* Figure scripts:
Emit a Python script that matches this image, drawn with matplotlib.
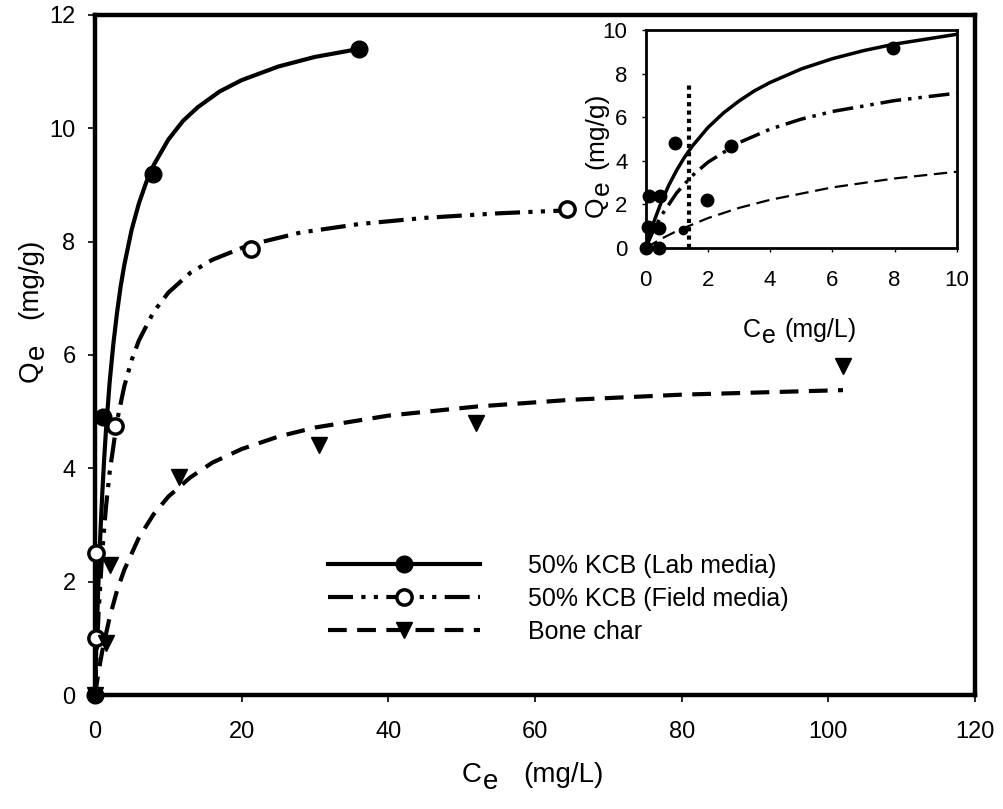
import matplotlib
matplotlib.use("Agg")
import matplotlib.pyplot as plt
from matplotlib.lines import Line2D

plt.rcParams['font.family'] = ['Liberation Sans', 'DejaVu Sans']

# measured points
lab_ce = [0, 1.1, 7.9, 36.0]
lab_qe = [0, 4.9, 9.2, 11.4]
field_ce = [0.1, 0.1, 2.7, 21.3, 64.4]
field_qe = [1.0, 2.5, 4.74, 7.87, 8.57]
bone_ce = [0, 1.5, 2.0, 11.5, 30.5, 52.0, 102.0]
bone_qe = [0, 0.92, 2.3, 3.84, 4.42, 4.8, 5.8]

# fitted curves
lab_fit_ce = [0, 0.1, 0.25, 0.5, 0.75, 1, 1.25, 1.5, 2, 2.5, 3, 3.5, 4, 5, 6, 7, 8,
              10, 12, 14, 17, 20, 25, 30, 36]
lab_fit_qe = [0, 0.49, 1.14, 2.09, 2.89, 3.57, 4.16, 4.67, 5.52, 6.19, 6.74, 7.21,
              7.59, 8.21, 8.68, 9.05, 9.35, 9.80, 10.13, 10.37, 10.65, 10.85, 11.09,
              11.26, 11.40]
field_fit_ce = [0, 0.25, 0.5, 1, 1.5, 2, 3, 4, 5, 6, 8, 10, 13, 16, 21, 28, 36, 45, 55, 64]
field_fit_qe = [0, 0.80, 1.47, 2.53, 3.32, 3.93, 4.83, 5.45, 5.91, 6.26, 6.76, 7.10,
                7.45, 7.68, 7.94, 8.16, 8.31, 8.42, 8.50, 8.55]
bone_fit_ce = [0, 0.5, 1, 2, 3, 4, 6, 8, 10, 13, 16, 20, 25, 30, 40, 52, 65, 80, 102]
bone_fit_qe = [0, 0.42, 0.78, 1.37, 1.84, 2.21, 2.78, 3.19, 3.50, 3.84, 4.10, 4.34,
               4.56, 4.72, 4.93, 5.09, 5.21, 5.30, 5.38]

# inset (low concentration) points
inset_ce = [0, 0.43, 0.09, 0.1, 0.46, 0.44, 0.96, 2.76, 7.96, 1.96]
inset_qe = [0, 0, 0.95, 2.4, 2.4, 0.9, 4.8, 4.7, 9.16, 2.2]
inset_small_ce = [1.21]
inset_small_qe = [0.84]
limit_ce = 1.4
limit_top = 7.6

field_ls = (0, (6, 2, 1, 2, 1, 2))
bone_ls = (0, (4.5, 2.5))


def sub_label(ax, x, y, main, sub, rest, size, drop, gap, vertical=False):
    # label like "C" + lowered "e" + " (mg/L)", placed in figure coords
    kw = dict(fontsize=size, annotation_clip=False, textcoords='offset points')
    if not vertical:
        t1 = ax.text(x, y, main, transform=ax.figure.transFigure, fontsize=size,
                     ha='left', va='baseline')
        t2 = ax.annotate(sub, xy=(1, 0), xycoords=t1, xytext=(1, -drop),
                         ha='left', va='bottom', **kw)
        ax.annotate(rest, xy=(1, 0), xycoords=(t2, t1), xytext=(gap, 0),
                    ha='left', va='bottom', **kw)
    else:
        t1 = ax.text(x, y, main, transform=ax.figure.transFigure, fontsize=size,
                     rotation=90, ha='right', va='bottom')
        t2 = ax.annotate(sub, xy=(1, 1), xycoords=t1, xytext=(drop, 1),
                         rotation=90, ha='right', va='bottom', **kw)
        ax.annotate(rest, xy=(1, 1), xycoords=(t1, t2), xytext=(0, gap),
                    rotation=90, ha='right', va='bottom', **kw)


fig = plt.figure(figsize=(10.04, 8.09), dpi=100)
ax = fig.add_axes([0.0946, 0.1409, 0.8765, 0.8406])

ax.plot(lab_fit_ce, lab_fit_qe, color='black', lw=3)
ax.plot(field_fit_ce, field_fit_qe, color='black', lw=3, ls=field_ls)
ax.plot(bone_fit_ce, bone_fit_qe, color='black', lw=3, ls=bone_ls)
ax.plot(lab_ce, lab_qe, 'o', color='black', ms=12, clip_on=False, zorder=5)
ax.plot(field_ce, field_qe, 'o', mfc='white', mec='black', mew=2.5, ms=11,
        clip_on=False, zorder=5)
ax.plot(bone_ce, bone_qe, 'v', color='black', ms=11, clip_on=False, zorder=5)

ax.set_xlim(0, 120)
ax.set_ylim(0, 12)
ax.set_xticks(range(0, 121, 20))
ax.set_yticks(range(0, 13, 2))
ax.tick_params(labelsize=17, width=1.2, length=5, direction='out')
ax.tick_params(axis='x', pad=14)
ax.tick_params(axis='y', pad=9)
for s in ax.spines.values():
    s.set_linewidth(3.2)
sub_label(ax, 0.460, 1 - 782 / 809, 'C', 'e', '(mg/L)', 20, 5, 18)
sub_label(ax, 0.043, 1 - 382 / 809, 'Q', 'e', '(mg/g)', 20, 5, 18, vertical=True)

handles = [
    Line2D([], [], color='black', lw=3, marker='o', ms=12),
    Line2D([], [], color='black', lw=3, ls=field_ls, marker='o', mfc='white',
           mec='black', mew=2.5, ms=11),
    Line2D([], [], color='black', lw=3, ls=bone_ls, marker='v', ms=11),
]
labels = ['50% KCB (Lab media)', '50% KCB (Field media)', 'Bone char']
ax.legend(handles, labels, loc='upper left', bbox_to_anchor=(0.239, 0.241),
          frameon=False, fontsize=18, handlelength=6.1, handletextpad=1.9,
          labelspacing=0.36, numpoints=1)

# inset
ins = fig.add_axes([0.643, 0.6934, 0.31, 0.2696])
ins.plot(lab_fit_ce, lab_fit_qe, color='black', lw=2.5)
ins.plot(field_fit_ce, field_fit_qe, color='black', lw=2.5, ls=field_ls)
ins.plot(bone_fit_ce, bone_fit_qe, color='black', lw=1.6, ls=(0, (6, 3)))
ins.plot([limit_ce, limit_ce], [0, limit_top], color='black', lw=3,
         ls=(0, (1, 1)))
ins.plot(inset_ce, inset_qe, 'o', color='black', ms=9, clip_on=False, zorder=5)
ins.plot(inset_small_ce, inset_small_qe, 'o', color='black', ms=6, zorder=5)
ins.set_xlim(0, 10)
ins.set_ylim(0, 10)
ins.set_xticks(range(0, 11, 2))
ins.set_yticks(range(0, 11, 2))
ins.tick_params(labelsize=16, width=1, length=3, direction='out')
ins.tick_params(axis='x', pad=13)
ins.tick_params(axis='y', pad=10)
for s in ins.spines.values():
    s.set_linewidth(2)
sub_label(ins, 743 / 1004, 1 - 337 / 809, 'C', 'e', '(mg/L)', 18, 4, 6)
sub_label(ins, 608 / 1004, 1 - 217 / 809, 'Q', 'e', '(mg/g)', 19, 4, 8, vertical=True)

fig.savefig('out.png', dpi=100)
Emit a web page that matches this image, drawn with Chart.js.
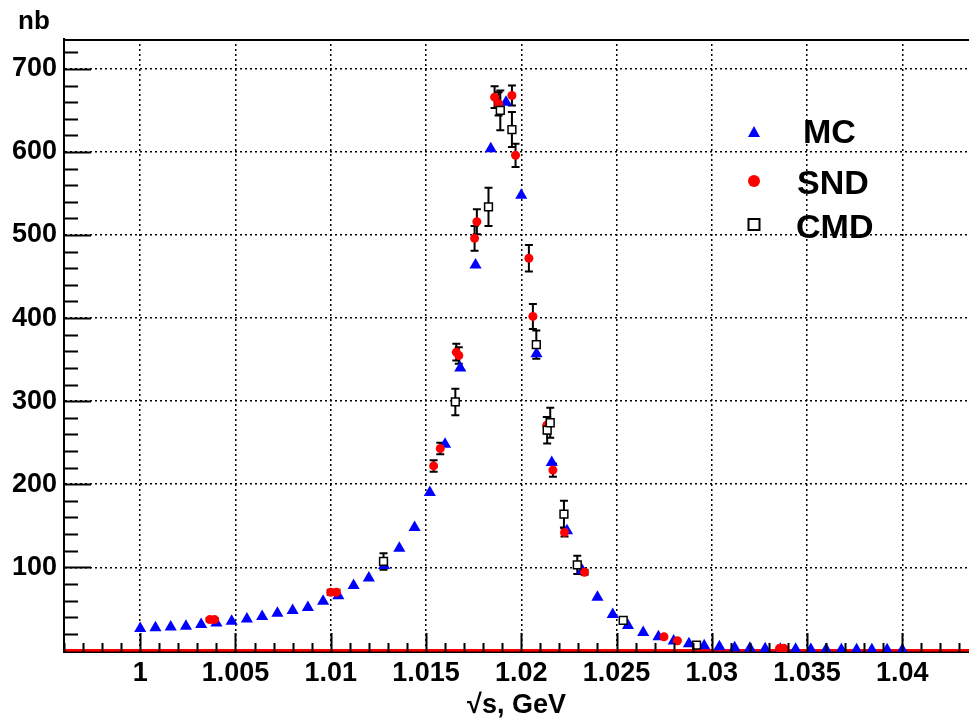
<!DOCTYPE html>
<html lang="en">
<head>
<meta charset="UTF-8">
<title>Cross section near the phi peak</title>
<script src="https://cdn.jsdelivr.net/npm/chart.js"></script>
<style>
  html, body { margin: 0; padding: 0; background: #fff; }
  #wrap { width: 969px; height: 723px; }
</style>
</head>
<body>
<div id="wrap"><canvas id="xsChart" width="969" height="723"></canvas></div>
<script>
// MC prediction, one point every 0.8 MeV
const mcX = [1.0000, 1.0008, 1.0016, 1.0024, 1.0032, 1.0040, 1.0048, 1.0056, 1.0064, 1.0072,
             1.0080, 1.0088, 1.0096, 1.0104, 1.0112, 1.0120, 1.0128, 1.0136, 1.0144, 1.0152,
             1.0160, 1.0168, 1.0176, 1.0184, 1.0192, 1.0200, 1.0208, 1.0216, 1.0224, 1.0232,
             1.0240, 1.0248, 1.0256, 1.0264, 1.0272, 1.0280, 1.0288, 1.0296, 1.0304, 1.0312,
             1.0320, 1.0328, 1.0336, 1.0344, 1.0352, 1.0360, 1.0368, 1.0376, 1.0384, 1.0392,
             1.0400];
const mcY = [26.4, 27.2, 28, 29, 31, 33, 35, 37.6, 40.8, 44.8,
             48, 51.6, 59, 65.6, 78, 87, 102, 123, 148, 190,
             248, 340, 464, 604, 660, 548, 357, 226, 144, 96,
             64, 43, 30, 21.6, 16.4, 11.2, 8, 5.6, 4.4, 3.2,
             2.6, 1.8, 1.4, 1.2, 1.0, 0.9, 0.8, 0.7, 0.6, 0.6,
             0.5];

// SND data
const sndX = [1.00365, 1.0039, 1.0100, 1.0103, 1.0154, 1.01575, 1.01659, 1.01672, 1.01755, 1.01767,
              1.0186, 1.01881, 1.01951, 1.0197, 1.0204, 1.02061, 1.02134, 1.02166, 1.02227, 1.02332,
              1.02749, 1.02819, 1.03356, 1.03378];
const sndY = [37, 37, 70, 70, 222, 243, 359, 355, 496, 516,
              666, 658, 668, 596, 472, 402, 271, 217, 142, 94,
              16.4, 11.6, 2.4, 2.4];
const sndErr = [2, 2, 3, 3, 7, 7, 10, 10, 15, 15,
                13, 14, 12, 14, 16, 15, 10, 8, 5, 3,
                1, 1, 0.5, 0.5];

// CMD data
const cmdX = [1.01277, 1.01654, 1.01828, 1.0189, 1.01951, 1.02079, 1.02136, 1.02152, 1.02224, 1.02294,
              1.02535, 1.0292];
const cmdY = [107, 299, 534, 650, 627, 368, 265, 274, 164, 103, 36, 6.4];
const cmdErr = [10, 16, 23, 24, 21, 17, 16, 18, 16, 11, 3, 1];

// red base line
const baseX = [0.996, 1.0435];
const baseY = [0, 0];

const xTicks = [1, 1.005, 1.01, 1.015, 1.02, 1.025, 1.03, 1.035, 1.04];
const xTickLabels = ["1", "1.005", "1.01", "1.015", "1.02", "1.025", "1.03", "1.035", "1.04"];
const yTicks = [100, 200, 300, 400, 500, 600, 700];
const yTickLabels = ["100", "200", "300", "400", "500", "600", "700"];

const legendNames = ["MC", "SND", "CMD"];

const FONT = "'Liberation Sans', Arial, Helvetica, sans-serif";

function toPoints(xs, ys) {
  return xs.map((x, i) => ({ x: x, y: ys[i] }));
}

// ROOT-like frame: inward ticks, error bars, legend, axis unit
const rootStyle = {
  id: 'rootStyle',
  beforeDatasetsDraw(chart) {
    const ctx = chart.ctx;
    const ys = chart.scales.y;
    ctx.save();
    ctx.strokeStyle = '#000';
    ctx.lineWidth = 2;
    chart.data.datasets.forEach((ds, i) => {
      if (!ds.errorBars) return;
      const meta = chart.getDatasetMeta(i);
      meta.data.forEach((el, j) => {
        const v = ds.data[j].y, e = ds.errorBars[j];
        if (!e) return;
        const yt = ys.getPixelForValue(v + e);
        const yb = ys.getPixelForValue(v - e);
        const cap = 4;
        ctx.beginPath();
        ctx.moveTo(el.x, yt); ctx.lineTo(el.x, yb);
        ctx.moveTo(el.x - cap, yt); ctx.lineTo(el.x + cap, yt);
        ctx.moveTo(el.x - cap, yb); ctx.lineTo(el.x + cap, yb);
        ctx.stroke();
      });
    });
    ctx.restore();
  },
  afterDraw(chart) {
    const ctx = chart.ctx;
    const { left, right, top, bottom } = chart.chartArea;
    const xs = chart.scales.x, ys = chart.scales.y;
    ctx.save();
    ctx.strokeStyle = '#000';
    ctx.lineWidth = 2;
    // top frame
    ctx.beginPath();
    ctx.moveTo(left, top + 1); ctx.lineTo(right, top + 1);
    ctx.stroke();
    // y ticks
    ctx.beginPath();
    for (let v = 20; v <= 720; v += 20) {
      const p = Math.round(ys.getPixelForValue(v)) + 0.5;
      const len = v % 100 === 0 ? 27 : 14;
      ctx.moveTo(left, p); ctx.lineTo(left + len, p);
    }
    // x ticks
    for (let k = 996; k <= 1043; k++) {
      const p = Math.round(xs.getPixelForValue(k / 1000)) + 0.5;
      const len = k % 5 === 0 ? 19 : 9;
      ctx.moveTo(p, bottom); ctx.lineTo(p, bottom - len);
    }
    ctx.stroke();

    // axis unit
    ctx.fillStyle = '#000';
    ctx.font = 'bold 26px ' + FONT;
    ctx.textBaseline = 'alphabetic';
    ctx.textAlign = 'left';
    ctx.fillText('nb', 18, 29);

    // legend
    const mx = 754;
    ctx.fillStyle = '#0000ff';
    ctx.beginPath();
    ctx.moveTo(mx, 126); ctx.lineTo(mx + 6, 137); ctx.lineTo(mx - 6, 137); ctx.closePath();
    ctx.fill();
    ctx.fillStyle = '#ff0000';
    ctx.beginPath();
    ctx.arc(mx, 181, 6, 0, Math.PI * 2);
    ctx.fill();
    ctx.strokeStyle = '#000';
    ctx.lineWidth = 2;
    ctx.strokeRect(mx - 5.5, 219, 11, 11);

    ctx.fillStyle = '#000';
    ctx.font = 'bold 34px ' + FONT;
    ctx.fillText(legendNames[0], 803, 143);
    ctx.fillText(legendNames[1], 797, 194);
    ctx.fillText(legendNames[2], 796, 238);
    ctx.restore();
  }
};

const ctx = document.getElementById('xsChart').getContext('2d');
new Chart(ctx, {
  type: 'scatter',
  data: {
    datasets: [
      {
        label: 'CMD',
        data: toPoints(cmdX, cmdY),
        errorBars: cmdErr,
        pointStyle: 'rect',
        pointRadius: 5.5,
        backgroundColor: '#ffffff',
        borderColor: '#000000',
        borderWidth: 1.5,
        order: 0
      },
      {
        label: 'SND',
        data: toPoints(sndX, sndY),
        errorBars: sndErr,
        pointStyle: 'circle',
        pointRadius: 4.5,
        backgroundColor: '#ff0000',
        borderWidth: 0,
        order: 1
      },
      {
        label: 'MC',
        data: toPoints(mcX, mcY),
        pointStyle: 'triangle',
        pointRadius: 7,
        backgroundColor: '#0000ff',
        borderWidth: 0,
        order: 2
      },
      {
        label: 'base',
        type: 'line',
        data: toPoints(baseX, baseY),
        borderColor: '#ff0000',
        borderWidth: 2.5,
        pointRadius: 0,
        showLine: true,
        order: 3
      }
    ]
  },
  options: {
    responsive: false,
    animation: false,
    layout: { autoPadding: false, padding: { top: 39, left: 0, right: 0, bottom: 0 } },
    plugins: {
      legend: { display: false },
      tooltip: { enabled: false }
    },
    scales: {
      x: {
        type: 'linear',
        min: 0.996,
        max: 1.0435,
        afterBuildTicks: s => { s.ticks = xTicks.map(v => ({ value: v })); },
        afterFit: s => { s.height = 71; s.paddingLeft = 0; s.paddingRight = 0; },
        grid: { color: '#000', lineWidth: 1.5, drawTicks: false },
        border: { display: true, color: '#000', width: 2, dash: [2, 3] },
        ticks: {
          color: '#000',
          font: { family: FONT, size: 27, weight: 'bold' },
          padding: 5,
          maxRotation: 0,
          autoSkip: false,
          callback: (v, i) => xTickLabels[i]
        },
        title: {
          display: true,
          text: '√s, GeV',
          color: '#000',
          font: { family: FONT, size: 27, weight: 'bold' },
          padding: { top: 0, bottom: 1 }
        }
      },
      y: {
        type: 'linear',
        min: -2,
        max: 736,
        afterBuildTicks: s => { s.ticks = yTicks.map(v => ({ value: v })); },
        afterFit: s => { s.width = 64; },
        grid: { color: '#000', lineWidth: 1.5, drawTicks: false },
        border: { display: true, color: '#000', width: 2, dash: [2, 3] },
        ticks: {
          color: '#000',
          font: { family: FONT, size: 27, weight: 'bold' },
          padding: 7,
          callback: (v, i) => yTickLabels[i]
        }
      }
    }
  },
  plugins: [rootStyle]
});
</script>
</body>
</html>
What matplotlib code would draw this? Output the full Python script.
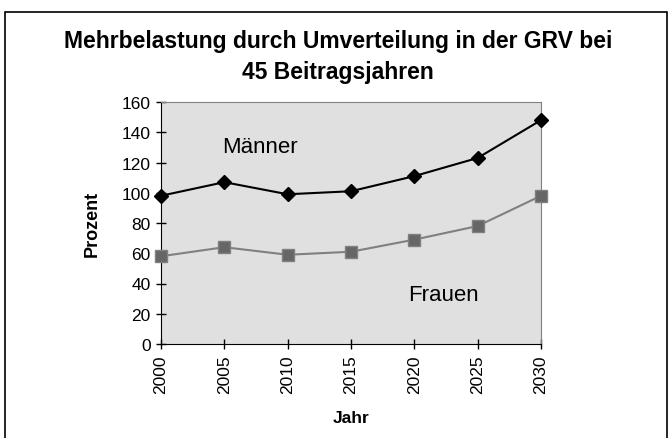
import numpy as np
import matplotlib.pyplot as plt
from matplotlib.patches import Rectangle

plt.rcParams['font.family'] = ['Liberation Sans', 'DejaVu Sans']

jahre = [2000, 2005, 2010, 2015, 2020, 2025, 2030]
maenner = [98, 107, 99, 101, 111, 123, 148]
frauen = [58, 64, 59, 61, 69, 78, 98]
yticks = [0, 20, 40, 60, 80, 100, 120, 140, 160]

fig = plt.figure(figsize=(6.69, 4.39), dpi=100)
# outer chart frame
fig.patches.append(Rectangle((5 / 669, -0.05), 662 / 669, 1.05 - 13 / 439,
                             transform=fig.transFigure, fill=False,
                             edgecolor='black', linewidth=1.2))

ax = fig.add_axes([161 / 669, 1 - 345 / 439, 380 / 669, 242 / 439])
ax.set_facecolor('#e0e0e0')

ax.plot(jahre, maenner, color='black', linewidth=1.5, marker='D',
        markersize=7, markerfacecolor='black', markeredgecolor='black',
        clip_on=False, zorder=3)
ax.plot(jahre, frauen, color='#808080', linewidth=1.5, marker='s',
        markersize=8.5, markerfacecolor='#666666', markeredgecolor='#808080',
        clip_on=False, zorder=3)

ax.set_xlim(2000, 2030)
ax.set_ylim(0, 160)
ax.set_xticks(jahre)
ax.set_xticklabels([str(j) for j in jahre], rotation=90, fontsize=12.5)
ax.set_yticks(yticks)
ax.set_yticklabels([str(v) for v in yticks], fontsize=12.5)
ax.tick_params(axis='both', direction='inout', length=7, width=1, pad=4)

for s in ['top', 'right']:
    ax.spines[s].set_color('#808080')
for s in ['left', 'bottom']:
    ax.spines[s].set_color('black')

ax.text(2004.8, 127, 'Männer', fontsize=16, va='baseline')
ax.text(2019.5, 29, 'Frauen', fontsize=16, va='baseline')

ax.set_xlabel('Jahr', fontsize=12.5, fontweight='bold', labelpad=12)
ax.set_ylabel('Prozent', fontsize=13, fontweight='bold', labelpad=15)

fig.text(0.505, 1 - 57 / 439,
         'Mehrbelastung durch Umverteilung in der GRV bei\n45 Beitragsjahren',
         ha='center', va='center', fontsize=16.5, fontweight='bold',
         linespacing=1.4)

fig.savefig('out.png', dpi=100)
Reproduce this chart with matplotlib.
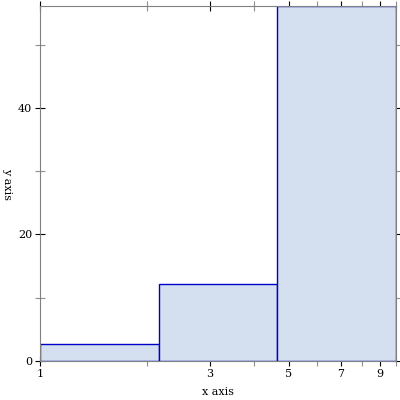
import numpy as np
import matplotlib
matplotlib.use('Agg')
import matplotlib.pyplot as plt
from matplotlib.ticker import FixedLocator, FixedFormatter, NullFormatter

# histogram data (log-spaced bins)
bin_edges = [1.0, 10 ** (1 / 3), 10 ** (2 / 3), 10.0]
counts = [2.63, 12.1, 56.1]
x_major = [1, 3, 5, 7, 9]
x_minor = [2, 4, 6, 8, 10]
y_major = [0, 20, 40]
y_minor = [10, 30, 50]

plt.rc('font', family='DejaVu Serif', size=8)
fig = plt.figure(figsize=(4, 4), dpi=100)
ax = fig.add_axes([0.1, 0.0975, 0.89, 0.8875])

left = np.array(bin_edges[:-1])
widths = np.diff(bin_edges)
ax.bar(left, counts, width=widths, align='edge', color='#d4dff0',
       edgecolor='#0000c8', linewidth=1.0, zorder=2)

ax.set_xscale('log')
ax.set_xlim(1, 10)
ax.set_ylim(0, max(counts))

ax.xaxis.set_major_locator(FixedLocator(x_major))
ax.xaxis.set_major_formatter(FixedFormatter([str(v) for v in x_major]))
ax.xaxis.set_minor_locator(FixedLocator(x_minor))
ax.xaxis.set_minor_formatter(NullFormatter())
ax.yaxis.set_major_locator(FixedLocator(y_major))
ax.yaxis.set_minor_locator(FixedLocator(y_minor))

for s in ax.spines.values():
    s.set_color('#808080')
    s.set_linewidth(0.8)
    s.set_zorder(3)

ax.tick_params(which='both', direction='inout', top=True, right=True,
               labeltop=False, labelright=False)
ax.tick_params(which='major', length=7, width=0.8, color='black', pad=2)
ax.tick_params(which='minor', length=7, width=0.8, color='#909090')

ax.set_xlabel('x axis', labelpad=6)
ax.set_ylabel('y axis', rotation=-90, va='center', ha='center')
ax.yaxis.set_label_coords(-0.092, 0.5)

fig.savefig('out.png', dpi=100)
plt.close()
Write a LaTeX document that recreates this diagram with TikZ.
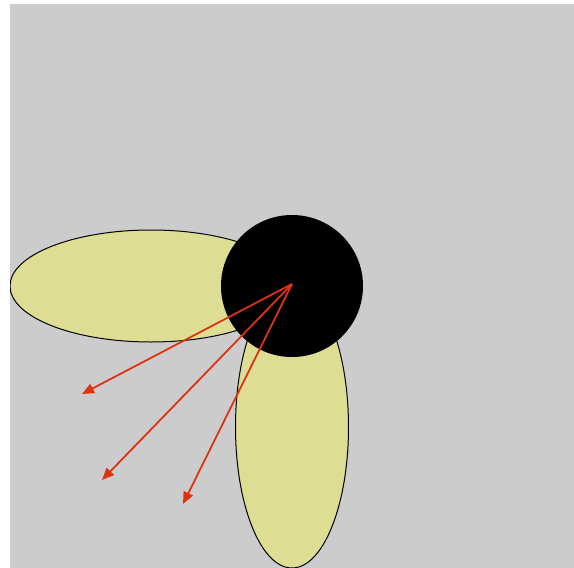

* Task directions:
Drop the images and output only the lines from the one that contains "What matplotlib code" to the one that contains "yticks = [0, 20, 40, 60, 80, 100, 120, 140, 160]", both included.

* Result of the exercise:
What matplotlib code would draw this? Output the full Python script.
import numpy as np
import matplotlib.pyplot as plt
from matplotlib.patches import Rectangle

plt.rcParams['font.family'] = ['Liberation Sans', 'DejaVu Sans']

jahre = [2000, 2005, 2010, 2015, 2020, 2025, 2030]
maenner = [98, 107, 99, 101, 111, 123, 148]
frauen = [58, 64, 59, 61, 69, 78, 98]
yticks = [0, 20, 40, 60, 80, 100, 120, 140, 160]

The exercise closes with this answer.